GOAL OF THE EXERCISE:
Report all lines holding "this".

Source code of charts
----

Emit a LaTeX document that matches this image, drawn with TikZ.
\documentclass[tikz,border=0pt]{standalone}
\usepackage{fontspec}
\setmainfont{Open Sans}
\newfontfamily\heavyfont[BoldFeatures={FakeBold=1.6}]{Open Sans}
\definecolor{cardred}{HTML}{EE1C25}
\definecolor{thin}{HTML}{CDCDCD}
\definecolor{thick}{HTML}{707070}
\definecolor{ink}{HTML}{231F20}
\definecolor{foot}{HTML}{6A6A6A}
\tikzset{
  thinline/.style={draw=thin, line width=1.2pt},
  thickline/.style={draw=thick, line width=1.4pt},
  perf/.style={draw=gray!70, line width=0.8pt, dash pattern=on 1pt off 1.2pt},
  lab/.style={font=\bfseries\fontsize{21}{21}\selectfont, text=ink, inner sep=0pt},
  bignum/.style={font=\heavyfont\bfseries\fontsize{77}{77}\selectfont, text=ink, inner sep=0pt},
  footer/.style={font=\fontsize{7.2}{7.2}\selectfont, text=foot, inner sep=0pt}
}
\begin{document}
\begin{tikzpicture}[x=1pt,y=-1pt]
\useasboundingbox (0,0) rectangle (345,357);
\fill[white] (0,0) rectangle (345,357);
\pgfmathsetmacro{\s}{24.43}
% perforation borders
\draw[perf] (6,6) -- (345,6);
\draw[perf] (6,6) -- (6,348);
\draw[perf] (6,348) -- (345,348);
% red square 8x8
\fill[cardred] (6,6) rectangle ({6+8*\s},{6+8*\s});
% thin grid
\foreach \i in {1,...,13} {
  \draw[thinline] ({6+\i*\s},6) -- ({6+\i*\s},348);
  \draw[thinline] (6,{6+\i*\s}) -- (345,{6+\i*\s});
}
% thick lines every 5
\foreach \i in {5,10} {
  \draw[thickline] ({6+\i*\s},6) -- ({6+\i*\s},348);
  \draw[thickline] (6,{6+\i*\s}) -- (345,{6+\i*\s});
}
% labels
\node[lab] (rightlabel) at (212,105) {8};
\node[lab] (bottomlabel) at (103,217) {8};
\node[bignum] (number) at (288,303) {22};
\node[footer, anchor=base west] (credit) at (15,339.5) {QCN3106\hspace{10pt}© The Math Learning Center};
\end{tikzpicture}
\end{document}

----

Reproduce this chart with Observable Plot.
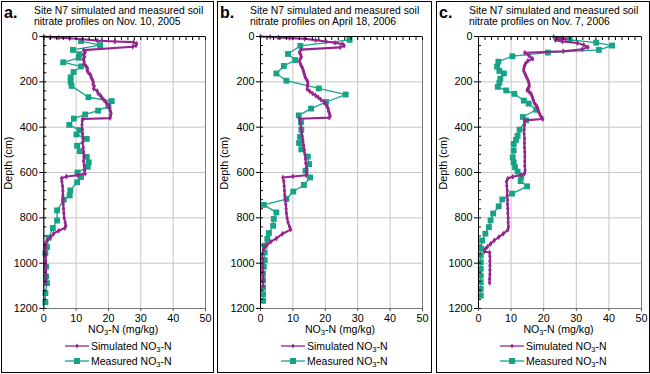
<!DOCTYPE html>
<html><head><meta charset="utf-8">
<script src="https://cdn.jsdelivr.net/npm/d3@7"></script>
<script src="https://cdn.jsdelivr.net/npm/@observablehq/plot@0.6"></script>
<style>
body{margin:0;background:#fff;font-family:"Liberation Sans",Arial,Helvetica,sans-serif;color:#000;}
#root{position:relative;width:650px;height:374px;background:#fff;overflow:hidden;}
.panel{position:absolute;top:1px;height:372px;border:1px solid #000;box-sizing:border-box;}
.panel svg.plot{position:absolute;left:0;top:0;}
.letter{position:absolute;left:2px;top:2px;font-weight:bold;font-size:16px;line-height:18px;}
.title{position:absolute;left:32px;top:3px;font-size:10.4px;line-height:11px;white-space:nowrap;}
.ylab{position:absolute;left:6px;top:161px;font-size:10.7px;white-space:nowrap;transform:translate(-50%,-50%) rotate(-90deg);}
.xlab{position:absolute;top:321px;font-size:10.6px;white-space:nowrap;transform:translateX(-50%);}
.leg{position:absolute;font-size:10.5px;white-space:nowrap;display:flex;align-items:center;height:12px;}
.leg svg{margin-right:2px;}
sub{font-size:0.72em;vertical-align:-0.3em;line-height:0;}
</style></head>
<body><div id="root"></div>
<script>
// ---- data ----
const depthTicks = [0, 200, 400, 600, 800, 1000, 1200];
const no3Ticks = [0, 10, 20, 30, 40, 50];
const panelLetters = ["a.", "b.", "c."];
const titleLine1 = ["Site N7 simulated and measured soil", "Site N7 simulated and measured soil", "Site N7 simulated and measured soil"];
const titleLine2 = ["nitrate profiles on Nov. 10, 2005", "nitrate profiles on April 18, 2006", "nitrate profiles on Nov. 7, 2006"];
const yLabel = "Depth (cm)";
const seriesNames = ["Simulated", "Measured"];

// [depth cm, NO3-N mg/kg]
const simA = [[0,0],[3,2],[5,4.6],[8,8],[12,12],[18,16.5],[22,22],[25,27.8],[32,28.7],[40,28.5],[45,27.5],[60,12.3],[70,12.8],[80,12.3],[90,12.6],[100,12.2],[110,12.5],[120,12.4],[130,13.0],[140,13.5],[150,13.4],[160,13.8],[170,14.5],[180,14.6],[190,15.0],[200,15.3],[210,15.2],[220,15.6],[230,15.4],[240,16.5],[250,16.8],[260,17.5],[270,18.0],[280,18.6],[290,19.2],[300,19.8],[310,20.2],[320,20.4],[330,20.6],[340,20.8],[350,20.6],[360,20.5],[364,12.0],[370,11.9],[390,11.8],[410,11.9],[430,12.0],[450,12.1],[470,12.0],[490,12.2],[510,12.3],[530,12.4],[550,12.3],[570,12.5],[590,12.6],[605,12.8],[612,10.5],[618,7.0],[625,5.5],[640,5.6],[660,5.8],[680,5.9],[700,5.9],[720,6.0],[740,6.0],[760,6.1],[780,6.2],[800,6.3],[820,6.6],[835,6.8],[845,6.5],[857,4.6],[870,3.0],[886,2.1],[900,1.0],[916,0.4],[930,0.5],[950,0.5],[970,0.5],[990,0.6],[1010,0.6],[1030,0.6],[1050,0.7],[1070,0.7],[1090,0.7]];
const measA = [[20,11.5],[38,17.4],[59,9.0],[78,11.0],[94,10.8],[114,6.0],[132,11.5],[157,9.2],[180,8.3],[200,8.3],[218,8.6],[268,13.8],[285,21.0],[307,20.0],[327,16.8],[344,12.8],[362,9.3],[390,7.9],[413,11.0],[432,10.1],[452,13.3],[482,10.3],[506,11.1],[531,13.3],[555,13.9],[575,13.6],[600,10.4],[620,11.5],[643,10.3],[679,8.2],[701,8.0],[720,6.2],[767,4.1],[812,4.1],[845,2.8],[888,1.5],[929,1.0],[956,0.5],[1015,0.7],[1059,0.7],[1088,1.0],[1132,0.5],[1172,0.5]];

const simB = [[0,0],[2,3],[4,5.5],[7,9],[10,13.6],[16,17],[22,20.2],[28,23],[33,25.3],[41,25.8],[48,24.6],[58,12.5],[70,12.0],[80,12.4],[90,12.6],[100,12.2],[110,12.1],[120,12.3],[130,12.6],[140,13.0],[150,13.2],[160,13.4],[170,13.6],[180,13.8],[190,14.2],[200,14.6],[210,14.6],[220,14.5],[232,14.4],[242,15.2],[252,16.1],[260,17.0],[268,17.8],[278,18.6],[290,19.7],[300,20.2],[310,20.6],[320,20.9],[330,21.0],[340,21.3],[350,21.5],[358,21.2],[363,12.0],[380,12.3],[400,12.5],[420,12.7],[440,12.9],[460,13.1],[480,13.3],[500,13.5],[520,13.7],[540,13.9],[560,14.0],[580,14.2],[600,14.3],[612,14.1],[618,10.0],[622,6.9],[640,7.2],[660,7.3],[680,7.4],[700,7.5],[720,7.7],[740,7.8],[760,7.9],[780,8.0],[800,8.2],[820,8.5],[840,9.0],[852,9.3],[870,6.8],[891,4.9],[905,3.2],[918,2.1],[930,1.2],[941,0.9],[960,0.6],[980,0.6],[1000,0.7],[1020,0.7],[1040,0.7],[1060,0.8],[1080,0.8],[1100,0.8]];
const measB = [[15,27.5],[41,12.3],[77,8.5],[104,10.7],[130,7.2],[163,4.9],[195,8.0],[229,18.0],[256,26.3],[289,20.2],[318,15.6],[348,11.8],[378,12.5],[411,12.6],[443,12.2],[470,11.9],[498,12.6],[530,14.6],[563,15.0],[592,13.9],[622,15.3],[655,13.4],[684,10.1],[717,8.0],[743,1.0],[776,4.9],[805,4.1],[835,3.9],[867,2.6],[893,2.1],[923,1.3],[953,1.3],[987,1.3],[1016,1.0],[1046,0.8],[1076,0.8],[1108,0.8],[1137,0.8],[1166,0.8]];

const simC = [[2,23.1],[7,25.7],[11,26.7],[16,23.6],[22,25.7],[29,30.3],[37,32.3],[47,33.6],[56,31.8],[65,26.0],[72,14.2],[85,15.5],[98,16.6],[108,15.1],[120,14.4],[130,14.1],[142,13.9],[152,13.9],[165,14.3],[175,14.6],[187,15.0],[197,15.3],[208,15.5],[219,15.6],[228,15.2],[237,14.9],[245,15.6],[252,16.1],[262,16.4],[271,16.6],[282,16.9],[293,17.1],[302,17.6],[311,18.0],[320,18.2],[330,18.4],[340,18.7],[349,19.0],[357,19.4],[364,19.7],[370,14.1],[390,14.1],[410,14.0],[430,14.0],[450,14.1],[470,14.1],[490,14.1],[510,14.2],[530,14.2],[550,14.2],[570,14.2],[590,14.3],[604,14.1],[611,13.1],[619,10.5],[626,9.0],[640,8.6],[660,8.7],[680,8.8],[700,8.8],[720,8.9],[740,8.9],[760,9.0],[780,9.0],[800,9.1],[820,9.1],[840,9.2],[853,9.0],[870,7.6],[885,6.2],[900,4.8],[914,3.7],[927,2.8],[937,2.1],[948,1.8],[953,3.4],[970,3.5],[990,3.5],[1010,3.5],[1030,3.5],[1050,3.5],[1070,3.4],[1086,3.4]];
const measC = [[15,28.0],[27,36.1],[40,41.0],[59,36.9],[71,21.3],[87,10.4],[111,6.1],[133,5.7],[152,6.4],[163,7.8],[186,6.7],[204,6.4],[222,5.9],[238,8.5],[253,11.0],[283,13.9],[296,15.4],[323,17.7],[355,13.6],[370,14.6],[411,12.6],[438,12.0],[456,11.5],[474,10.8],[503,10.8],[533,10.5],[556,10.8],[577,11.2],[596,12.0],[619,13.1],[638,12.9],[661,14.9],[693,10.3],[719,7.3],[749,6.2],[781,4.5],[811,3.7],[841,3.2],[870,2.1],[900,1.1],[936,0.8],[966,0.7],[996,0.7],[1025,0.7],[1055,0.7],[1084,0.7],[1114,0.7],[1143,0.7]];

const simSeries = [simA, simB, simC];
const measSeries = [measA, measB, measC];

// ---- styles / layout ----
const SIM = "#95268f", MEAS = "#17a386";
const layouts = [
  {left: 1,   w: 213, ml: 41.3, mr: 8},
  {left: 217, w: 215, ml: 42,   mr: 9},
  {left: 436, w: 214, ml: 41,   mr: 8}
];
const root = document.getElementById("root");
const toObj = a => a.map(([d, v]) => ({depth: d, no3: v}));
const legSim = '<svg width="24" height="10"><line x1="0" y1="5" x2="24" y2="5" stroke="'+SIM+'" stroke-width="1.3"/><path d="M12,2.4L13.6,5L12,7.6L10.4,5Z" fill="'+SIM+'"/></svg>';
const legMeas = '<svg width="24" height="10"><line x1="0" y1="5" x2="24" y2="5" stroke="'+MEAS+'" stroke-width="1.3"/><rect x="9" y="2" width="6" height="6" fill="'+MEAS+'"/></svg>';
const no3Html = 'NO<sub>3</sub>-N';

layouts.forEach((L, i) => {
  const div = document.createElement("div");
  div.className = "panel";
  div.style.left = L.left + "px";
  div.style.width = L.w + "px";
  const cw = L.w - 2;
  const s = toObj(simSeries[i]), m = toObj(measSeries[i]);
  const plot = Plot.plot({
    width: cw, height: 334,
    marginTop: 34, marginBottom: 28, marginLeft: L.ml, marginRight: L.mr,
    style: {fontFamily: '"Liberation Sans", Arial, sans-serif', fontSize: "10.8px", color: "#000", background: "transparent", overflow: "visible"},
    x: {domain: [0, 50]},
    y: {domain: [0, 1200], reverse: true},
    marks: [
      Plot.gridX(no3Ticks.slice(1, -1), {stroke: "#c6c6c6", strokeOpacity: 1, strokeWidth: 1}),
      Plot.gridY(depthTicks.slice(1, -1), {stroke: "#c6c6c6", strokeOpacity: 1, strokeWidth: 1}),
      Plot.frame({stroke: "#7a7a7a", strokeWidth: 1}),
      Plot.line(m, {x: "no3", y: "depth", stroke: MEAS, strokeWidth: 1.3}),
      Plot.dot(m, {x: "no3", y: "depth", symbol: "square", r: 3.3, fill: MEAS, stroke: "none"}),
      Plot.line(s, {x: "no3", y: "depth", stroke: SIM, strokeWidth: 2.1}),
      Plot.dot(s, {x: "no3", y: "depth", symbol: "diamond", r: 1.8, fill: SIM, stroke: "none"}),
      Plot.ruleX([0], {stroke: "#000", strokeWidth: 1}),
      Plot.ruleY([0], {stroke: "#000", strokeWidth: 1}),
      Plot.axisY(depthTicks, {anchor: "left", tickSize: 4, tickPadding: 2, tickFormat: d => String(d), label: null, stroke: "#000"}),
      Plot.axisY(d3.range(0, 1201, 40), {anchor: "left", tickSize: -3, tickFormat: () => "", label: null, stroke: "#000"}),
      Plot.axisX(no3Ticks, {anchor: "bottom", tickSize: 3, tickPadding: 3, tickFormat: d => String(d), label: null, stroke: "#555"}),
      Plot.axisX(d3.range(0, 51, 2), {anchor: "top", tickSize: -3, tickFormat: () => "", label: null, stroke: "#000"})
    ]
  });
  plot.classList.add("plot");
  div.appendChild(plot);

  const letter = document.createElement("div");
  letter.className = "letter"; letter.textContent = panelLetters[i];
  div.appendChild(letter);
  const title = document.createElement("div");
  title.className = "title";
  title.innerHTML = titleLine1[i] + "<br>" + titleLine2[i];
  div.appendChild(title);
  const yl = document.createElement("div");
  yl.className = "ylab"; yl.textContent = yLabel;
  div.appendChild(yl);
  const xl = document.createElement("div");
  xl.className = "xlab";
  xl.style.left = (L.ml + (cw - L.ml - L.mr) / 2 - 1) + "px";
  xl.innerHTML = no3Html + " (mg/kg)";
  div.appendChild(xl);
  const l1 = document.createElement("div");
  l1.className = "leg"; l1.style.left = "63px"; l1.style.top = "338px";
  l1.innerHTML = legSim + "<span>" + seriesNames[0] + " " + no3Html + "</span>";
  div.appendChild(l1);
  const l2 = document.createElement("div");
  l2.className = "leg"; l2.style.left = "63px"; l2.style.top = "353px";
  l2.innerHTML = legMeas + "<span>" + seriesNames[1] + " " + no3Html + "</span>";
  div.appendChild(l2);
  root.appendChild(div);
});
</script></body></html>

----

RESPONSE TO THE EXERCISE:
Emit a LaTeX document that matches this image, drawn with TikZ.
Reproduce this chart with Observable Plot.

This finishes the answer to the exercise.